Have a look at this question which focuses on semantic segmentation.

vijaysai · October 28, 2018, 5:35pm

So Guys, Jeremy has mentioned about issues with images being rectangular and not square. What is it the exact issue that happens if the images do not have a X * X resolution and have X * Y resolution ?

ste · October 28, 2018, 5:47pm

Hi Daniele,

Usually the first parameter of DataBunch constructors (“path”) refers to DataBunch root folder.

Example:
data = ImageDataBunch.from_lists(path=pathToRoot, fnames=files, labels=labels, valid_pct=0.2, test='test', ds_tfms=tfms, bs=32)

In all the sample notebooks, the path folder contains: both training data and the saved models (in “models” subfolder).
For example:

learn.save('last') will write the file “last.pth” inside the “models” subfolder in path
learn.load('last') will read it

NB: usually fast.ai samples has this “root folder” inside ~/.fastai/data
(ie: ~/.fastai/data/mnist_sample)

Link to working sample:

github.com

artste/fastai-samples/blob/master/kaggle/lesson1-Distracted-Driver-Detection.ipynb

{
 "cells": [
  {
   "cell_type": "markdown",
   "metadata": {},
   "source": [
    "# Lesson 1 - Are you a distracted driver?\n",
    "# Kaggle competition sample"
   ]
  },
  {
   "cell_type": "markdown",
   "metadata": {},
   "source": [
    "Try to address the Synthetic Digits dataset using concepts from lesson1/v3\n",
    "\n",
    "https://www.kaggle.com/c/state-farm-distracted-driver-detection\n"
   ]
  },
  {

This file has been truncated. show original

prajjwal1 · October 28, 2018, 5:49pm

I did, that’s why I asked for example that’s proven to work better when added as head.

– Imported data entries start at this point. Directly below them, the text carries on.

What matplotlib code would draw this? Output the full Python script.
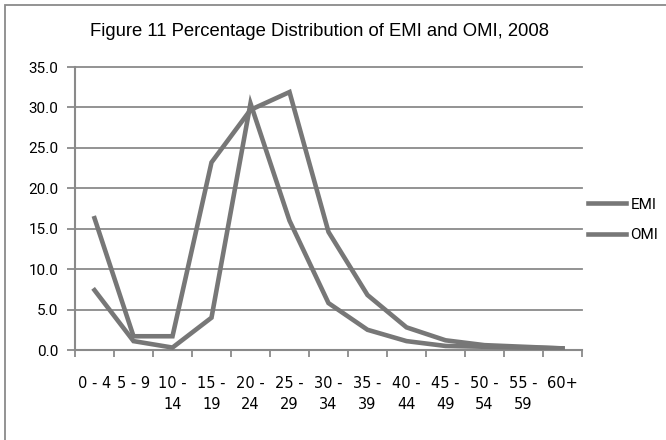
import matplotlib
matplotlib.use("Agg")
import matplotlib.pyplot as plt
from matplotlib.lines import Line2D
from matplotlib.patches import Rectangle
import numpy as np

age_groups = ["0 - 4", "5 - 9", "10 -\n14", "15 -\n19", "20 -\n24", "25 -\n29", "30 -\n34",
              "35 -\n39", "40 -\n44", "45 -\n49", "50 -\n54", "55 -\n59", "60+"]
emi = [16.3, 1.7, 1.7, 23.2, 29.7, 31.9, 14.6, 6.8, 2.8, 1.2, 0.6, 0.4, 0.2]
omi = [7.4, 1.1, 0.3, 4.0, 30.5, 16.0, 5.8, 2.5, 1.1, 0.5, 0.4, 0.3, 0.2]
yticks = [0, 5, 10, 15, 20, 25, 30, 35]

W, H = 666, 440
grey = "#8a8a8a"
line_col = "#777777"

fig = plt.figure(figsize=(W / 100, H / 100), dpi=100)
ax = fig.add_axes([75 / W, 1 - 350 / H, 507 / W, 283 / H])

x = np.arange(len(age_groups))
ax.plot(x, emi, color=line_col, lw=3.3, solid_joinstyle="miter", zorder=3)
ax.plot(x, omi, color=line_col, lw=3.3, solid_joinstyle="miter", zorder=3)

ax.set_xlim(-0.5, len(age_groups) - 0.5)
ax.set_ylim(0, 35)
ax.set_yticks(yticks)
ax.set_yticklabels(["%.1f" % v for v in yticks], fontsize=11, family="Roboto")
ax.yaxis.grid(True, color=grey, lw=1.3)
for gl in ax.get_ygridlines():
    gl.set_clip_on(False)
ax.set_axisbelow(True)

ax.set_xticks(x)
ax.set_xticklabels(age_groups, fontsize=10.5, family=["Liberation Sans Narrow", "DejaVu Sans Condensed"],
                   linespacing=1.45, va="top")
ax.tick_params(axis="x", which="major", length=0, pad=19)
ax.set_xticks(np.arange(-0.5, len(age_groups)), minor=True)
ax.tick_params(axis="x", which="minor", length=5, width=1.3, color=grey, direction="out")
ax.tick_params(axis="y", length=6, width=1.3, color=grey, direction="out", pad=6)

for s in ["top", "right"]:
    ax.spines[s].set_visible(False)
for s in ["left", "bottom"]:
    ax.spines[s].set_color(grey)
    ax.spines[s].set_linewidth(1.5)

fig.text(320 / W, 1 - 31 / H, "Figure 11 Percentage Distribution of EMI and OMI, 2008",
         ha="center", va="center", fontsize=13.3, family="Liberation Sans")

handles = [Line2D([], [], color=line_col, lw=3.3), Line2D([], [], color=line_col, lw=3.3)]
fig.legend(handles, ["EMI", "OMI"], loc="center left", bbox_to_anchor=(574 / W, 1 - 220 / H),
           frameon=False, handlelength=2.5, handletextpad=0.3, labelspacing=1.1,
           prop={"family": ["Roboto"], "size": 11})

fig.patches.append(Rectangle((4.5 / W, -0.1), 1.2, 1.1 - 5 / H, transform=fig.transFigure,
                             fill=False, edgecolor=grey, lw=1.3))

fig.savefig("out.png", dpi=100)
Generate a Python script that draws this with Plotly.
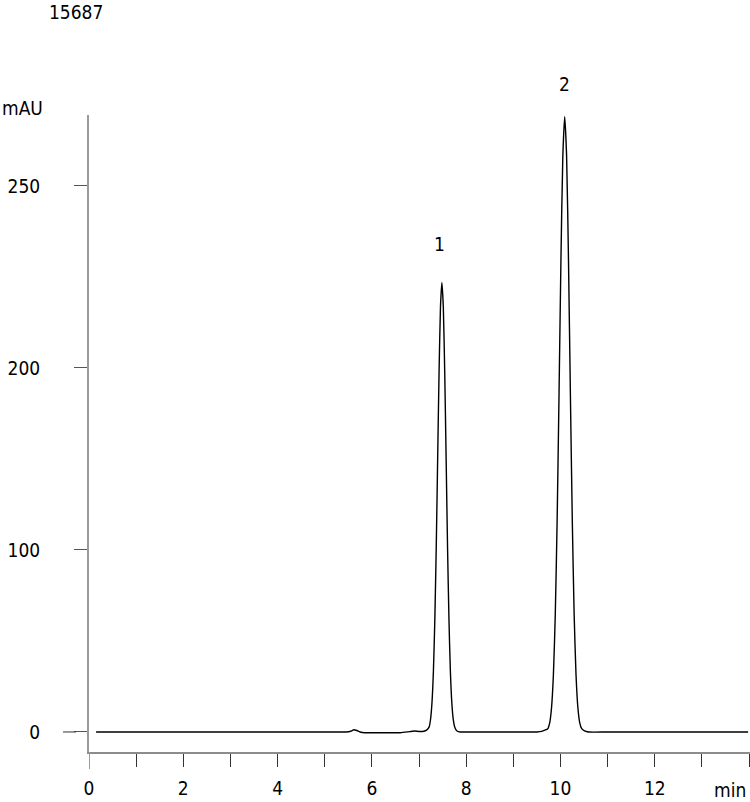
import plotly.graph_objects as go

# Chromatogram signal (time in min, absorbance in axis units)
time_min = [0.15, 1.0, 2.0, 3.0, 4.0, 5.0, 5.45, 5.55, 5.62, 5.68, 5.75, 5.85, 6.2, 6.6, 6.8, 6.9, 7.0,
            7.1, 7.16, 7.215, 7.245, 7.275, 7.305, 7.335, 7.365, 7.395, 7.425, 7.455, 7.485, 7.515,
            7.545, 7.575, 7.605, 7.635, 7.665, 7.695, 7.725, 7.755, 7.785, 7.815, 7.87, 7.95, 8.2,
            9.0, 9.5, 9.6, 9.67, 9.73, 9.77, 9.81, 9.85, 9.89, 9.93, 9.97, 10.01, 10.05, 10.09,
            10.13, 10.17, 10.21, 10.25, 10.29, 10.33, 10.37, 10.41, 10.45, 10.51, 10.6, 11.0,
            12.0, 13.0, 13.98]
signal = [0.0, 0.0, 0.0, 0.0, 0.0, 0.0, 0.0, 0.4, 1.2, 0.8, 0.0, -0.4, -0.4, -0.4, 0.2, 0.5, 0.3,
          0.4, 1.0, 2.8, 7.1, 16.2, 33.4, 61.6, 101.5, 149.8, 197.8, 233.6, 247.0,
          233.6, 197.8, 149.8, 101.5, 61.6, 33.4, 16.2, 7.1, 2.9, 1.2, 0.4, 0.0, 0.0, 0.0,
          0.0, 0.0, 0.3, 1.0, 1.8, 4.9, 13.2, 31.3, 64.7, 117.3, 186.4, 259.5, 316.4, 338.0,
          316.4, 259.5, 186.4, 117.3, 64.7, 31.3, 13.2, 4.9, 1.8, 0.6, 0.0, 0.0,
          0.0, 0.0, 0.0]

y_tick_vals = [0, 100, 200, 300]
y_tick_text = ["0", "100", "200", "250"]
x_tick_vals = [0, 2, 4, 6, 8, 10, 12]
x_tick_text = ["0", "2", "4", "6", "8", "10", "12"]

peak_labels = ["1", "2"]
peak_times = [7.515, 10.09]
peak_heights = [247.0, 338.0]

FONT = "DejaVu Sans Condensed, Liberation Sans, Arial, sans-serif"

fig = go.Figure()
fig.add_trace(go.Scatter(x=time_min, y=signal, mode="lines",
                         line=dict(color="black", width=1.4, shape="spline", smoothing=0.6),
                         hoverinfo="skip", showlegend=False))

fig.update_layout(
    width=750, height=802,
    margin=dict(l=89, r=0, t=115, b=50, autoexpand=False),
    paper_bgcolor="white", plot_bgcolor="white",
    font=dict(family=FONT, size=19, color="black"),
    showlegend=False,
)
fig.update_xaxes(
    range=[0, 14.02], showgrid=False, zeroline=False, automargin=False,
    showline=True, linecolor="#8c8c8c", linewidth=1.5,
    tickmode="array", tickvals=x_tick_vals, ticktext=x_tick_text,
    ticks="outside", ticklen=13, tickcolor="#333333", tickwidth=1,
    minor=dict(dtick=1, ticks="outside", ticklen=13, tickcolor="#333333", tickwidth=1),
    ticklabelstandoff=5,
)
fig.update_yaxes(
    range=[-11, 339], showgrid=False, zeroline=False, automargin=False,
    showline=True, linecolor="#9a9a9a", linewidth=2,
    tickmode="array", tickvals=y_tick_vals, ticktext=y_tick_text,
    ticks="outside", ticklen=13, tickcolor="#555555", tickwidth=1,
    ticklabelstandoff=30,
)

# extension of the y axis below the x axis, and the longer zero tick
fig.add_shape(type="line", xref="x", yref="paper", x0=0, x1=0, y0=0, y1=-17 / 637,
              line=dict(color="#9a9a9a", width=2))
fig.add_shape(type="line", xref="paper", yref="y", x0=-26 / 661, x1=-13 / 661, y0=0, y1=0,
              line=dict(color="#333333", width=1))

for lab, t, h, dy, dx in zip(peak_labels, peak_times, peak_heights, [25, 20], [-4, 0]):
    fig.add_annotation(x=t, y=h, text=lab, showarrow=False, xanchor="center", yanchor="bottom",
                       yshift=dy, xshift=dx, font=dict(size=19))

fig.add_annotation(xref="paper", yref="paper", x=(730 - 89) / 661, y=-(790 - 752) / 637,
                   text="min", showarrow=False, xanchor="center", yanchor="middle", font=dict(size=19))
fig.add_annotation(xref="paper", yref="paper", x=-89 / 661, y=(752 - 108) / 637,
                   text="mAU", showarrow=False, xanchor="left", yanchor="middle", font=dict(size=19))
fig.add_annotation(xref="paper", yref="paper", x=(76 - 89) / 661, y=(752 - 12) / 637,
                   text="15687", showarrow=False, xanchor="center", yanchor="middle", font=dict(size=19))

fig.write_html("out.html")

ste · October 28, 2018, 6:19pm

Sure! In the first lesson the architecture (=model parameter) has been loaded from prebuilt one:

learn = ConvLearner(data, models.resnet50, metrics=error_rate)

But you can define you own using fast.ai (Layers – fastai) in a way very similar to Keras:

model = nn.Sequential(
    nn.Conv2d(3,  16, kernel_size=3, stride=2, padding=1), nn.ReLU(),
    nn.Conv2d(16, 16, kernel_size=3, stride=2, padding=1), nn.ReLU(),
    nn.Conv2d(16, 10, kernel_size=3, stride=2, padding=1), nn.ReLU(),
    nn.AdaptiveAvgPool2d(1),
)

For what I’ve understand fastai library wraps and simplify PyTorch as Keras wraps and simplify Tensorflow.

Says that, I think that pretrained Resnet34 model is a good starting point to address the bioimaging dataset you’ve proposed.
Of course, you have to unfreeze almost all layers (probably I would keep the first 3 to 15 layers frozen as starting point), and train with A LOT images, normalizing on new dataset and not relying on imagenet normalization.

Mwai_Newton · October 28, 2018, 6:20pm

I’m playing with some data from kaggle whose evaluation is based on macro F1 score. Do we have a f1_score metric in fastai? I’ve tried f1_score from sklearn.metrics but it doesn’t seem to work

jeremy · October 28, 2018, 6:26pm

Sure!

Mwai_Newton · October 28, 2018, 6:58pm

Thank you!

amallya · October 28, 2018, 7:01pm

I downloaded images (my dataset) from google images following @lesscomfortable 's wonderful jupyter notebook. I am using AWS Sagemaker as my platform. I got a 66% error rate, which is bad . On looking at the images (show_batch), I found some irrelevant images. How do I remove irrelevant images from my dataset?

I have 6 classes and 300 images in each class. Should I open each image and verify if they are relevant or not? Is it possible to download the dataset from sagemaker to my laptop, so that I can quickly delete irrelevant images?